American baseball player, scout, and manager (1910–1996)

Wesley Amos Livengood (July 18, 1910 – September 2, 1996) was an American professional baseball player, scout and manager, including some time spent as a minor league player-manager. A right-handed pitcher born in Salisbury, North Carolina, he stood 6 ft 2 in tall and weighed 172 lb.

Livengood attended Duke University and entered pro ball in 1932. He then spent 1933–36 out of organized baseball before returning to the minor leagues in 1937. Livengood broke into the big leagues with the Cincinnati Reds in 1939. He pitched a total of 52/3 innings for Cincinnati over five games as a reliever during the Reds' pennant-winning 1939 season.

He returned to the minors making stops in Knoxville, Durham, Portsmouth, and Milwaukee. He served in the Navy for two years during World War II where, among other things, he played baseball at Pearl Harbor.
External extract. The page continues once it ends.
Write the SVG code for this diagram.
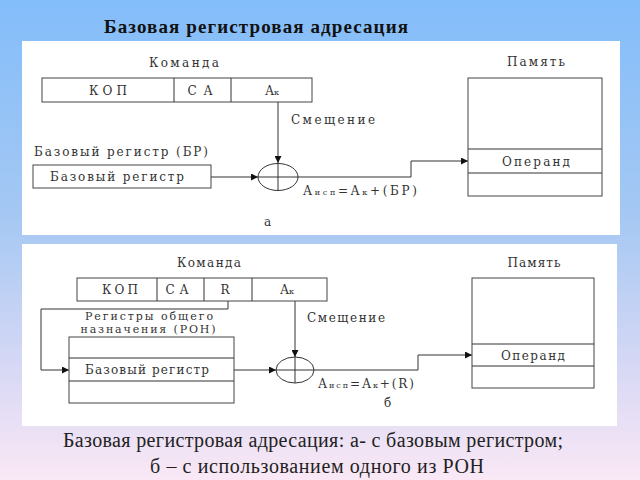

After the war Livengood played more minor league ball through the 1952 season and sometimes served as the a player-manager, as he did for Kinston in 1951.

His best year was in 1938 when he went 21–9 with an ERA of 3.06 for the Class D Bassett Furnituremakers. Another outstanding campaign was 1943 when he went 18–10 for Milwaukee.

After his playing days were over, he managed in the minors and scouted for the Philadelphia Phillies for thirty years, where he discovered and/or signed players such as Don Cardwell, Jimmie Coker, and Dickie Noles.

He also owned and operated Carolinas Men's Shop and, later, the Livengood Furniture Company. He died at age 86 and is buried at Salem Cemetery in Winston-Salem.